What is being asked> Count how many lines below contain the word "chart", then give that number alone.
Start of Data shown
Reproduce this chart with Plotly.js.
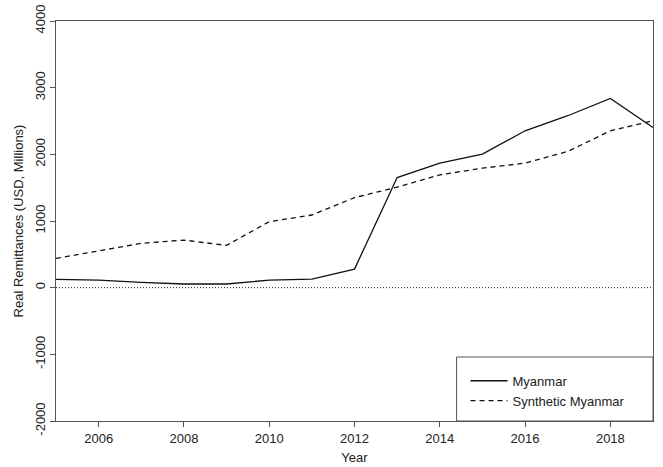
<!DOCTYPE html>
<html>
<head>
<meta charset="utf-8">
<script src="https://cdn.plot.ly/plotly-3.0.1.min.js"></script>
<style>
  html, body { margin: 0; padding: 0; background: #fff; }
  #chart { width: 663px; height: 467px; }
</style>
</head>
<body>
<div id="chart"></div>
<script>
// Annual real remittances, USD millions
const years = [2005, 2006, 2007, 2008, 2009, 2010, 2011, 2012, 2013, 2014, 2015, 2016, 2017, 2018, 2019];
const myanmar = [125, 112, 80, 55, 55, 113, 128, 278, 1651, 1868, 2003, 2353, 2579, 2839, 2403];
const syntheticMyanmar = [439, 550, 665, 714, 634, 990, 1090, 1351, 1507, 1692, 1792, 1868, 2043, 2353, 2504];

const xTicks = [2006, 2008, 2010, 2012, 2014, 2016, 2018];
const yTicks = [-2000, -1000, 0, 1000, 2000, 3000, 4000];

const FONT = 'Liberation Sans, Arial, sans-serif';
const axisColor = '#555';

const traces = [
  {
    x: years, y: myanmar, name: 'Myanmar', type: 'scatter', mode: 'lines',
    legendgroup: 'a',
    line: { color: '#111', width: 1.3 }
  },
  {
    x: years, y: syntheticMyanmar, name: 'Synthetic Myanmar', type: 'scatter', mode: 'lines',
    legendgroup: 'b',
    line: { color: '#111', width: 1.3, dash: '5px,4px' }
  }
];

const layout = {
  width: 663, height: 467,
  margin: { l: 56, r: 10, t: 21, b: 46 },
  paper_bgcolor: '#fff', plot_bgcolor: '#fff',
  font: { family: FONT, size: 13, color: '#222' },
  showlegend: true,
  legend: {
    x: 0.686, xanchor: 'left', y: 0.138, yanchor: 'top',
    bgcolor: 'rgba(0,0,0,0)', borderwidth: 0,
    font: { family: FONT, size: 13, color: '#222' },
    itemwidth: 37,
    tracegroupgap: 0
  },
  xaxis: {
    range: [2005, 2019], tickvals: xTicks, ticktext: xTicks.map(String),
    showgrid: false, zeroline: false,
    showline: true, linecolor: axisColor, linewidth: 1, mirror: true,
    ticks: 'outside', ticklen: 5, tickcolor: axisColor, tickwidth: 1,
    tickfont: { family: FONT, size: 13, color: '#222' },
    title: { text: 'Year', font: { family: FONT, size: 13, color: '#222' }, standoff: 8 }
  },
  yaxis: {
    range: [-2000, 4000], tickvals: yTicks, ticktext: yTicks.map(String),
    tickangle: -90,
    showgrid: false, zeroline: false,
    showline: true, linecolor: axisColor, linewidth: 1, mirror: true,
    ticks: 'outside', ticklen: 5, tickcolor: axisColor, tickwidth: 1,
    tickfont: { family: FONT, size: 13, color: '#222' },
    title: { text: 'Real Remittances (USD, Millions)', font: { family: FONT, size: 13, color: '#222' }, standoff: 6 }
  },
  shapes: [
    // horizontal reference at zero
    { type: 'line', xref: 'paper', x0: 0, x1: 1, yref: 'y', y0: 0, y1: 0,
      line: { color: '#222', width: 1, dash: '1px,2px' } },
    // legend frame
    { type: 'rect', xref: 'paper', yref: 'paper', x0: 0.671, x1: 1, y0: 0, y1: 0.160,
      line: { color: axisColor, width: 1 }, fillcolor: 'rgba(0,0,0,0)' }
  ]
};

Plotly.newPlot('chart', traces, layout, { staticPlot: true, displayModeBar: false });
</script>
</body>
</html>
End of Data shown
The result> 4